The devil at work in a crockery shop.

During the past week the Durham mining village of Howden-le-Wear, near Bishop Auckland, has been reduced to a state of positive fear by a series of inexplicable occurrences. Late on Sunday evening people passing the china shop of Mr Joseph Patterson, one of the oldest villagers, were startled by hearing terrific noises and explosions, and the old folks, who were at the time worshipping in the village chapel, were summoned.

On entering the shop, Mrs Patterson was startled to see china and glassware toppling from the shelves and crashing to the floor without any apparent cause. A large bottle of sweets tottered as if bewitched, and crashed against the plate-glass window, splintering it.
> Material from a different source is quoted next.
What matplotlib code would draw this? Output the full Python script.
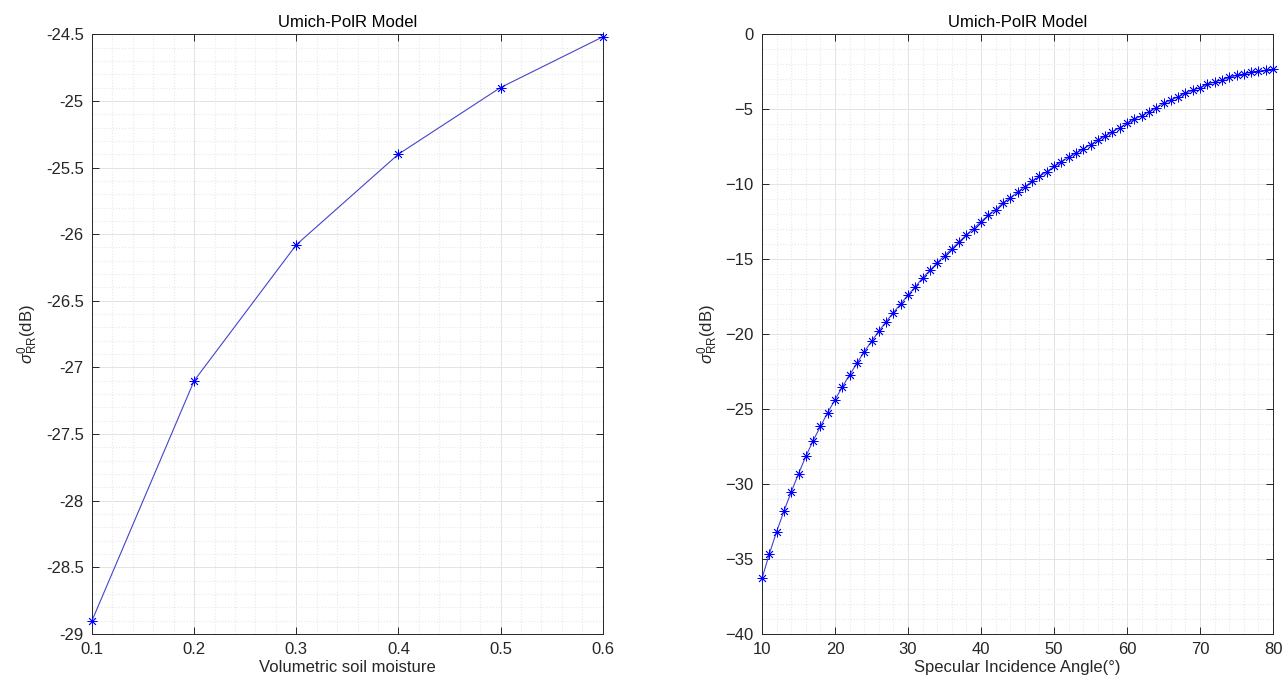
import matplotlib
matplotlib.use('Agg')
import matplotlib.pyplot as plt
from matplotlib.ticker import AutoMinorLocator, MultipleLocator

# left panel: soil moisture sweep
moisture = [0.1, 0.2, 0.3, 0.4, 0.5, 0.6]
sigma_moist = [-28.9, -27.1, -26.08, -25.4, -24.9, -24.52]

# right panel: incidence angle sweep (10..80 deg, 1 deg step)
angles = list(range(10, 81))
sigma_angle = [
    -36.30, -34.66, -33.18, -31.81, -30.53, -29.31, -28.16, -27.11, -26.16, -25.23,
    -24.38, -23.52, -22.72, -21.95, -21.17, -20.49, -19.80, -19.18, -18.56, -17.99,
    -17.39, -16.85, -16.25, -15.75, -15.24, -14.77, -14.31, -13.84, -13.38, -12.96,
    -12.49, -12.08, -11.70, -11.25, -10.92, -10.54, -10.16, -9.81, -9.48, -9.17,
    -8.82, -8.50, -8.19, -7.93, -7.64, -7.36, -7.07, -6.78, -6.50, -6.23,
    -5.95, -5.68, -5.43, -5.16, -4.90, -4.61, -4.39, -4.17, -3.94, -3.74,
    -3.56, -3.34, -3.19, -3.04, -2.88, -2.75, -2.64, -2.55, -2.48, -2.41,
    -2.35,
]

plt.rcParams['font.family'] = ['Liberation Sans', 'DejaVu Sans']
plt.rcParams['mathtext.fontset'] = 'custom'
plt.rcParams['mathtext.rm'] = 'Liberation Sans'
plt.rcParams['mathtext.it'] = 'Liberation Sans:italic'

txt = '#262626'
ylab = r'$\sigma^{0}_{\mathrm{RR}}$(dB)'
star = (8, 2, 0)  # asterisk marker like matlab '*'

fig = plt.figure(figsize=(12.85, 6.85), dpi=100)
ax1 = fig.add_axes([0.0716, 0.0745, 0.3974, 0.8755])
ax2 = fig.add_axes([0.593, 0.0745, 0.3977, 0.8755])


def style(ax):
    ax.xaxis.set_minor_locator(AutoMinorLocator(5))
    ax.yaxis.set_minor_locator(AutoMinorLocator(5))
    ax.grid(True, which='major', color='#e3e3e3', linewidth=0.7)
    ax.grid(True, which='minor', color='#e8e8e8', linestyle=':', linewidth=0.8)
    ax.set_axisbelow(True)
    ax.tick_params(which='both', direction='in', top=True, right=True,
                   labelsize=12, colors=txt, labelcolor=txt)
    ax.tick_params(which='minor', length=0)
    ax.tick_params(which='major', length=5, width=0.7, pad=6)
    for s in ax.spines.values():
        s.set_color('#262626')
        s.set_linewidth(0.7)


ax1.plot(moisture, sigma_moist, color='#4444cc', linewidth=0.8,
         marker=star, markersize=7, markeredgewidth=0.6, markeredgecolor='blue',
         clip_on=False, zorder=3)
ax1.set_xticks(moisture)
ax1.set_xticklabels(['%g' % v for v in moisture])
yt = [-29, -28.5, -28, -27.5, -27, -26.5, -26, -25.5, -25, -24.5]
ax1.set_yticks(yt)
ax1.set_yticklabels(['%g' % v for v in yt])
ax1.set_xlim(0.1, 0.6)
ax1.set_ylim(-29, -24.5)
style(ax1)
ax1.set_title('Umich-PolR Model', fontsize=12, color='black', pad=5)
ax1.set_xlabel('Volumetric soil moisture', fontsize=12, color=txt, labelpad=2)
ax1.set_ylabel(ylab, fontsize=12, color=txt, labelpad=4)

ax2.plot(angles, sigma_angle, color='#4444cc', linewidth=0.8,
         marker=star, markersize=7, markeredgewidth=0.6, markeredgecolor='blue',
         clip_on=False, zorder=3)
ax2.set_xlim(10, 80)
ax2.set_ylim(-40, 0)
ax2.xaxis.set_major_locator(MultipleLocator(10))
ax2.yaxis.set_major_locator(MultipleLocator(5))
style(ax2)
ax2.set_title('Umich-PolR Model', fontsize=12, color='black', pad=5)
ax2.set_xlabel('Specular Incidence Angle(°)', fontsize=12, color=txt, labelpad=2)
ax2.set_ylabel(ylab, fontsize=12, color=txt, labelpad=4)

fig.savefig('out.png', dpi=100, facecolor='white')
By this time a crowd of villagers was in the shop, and four lamps being lighted and hung from the ceiling, they watched. As surely as their gaze was concentrated on one side there would be a smash from behind, and on looking round a heap of broken crockery met their astonished gaze.

A neighbouring builder, who was the contractor for the shop 30 years ago, paid a visit of inspection to the cellars with a view to seeing if there had been any subsidence from adjacent colliery workings, but he was unable to find the slightest trace of a crack. He stood in the shop for nearly three hours, and though not given to superstitious fears, he confessed, as he saw crockery topple over without any apparent cause, and crash on the floor, that there was something decidedly uncanny and mysterious about the whole affair.

Mrs Patterson, who is nearing her 90th year, and has always been a devout worshipper, confided to a Press representative that “the devil had a bit of work in it.”

One young man was watching a particular shelf when he noticed a dinner tin roll over and fall to the floor. He picked it up and placed it safely back on to the shelf, but before he had turned round the tin again toppled over. Then he left it alone.

Outside quite a crowd of some two hundred persons had collected, and one man commenced to pray and preach and exort those around him to heed the warnings that were going on inside. Towards midnight the strange disturbances ceased, but the floor was completely covered with wreckage, and the damage is estimated at £30. [c. £3845 today]

Leominster News and North West Herefordshire and Radnorshire Advertiser, 17th January 1908.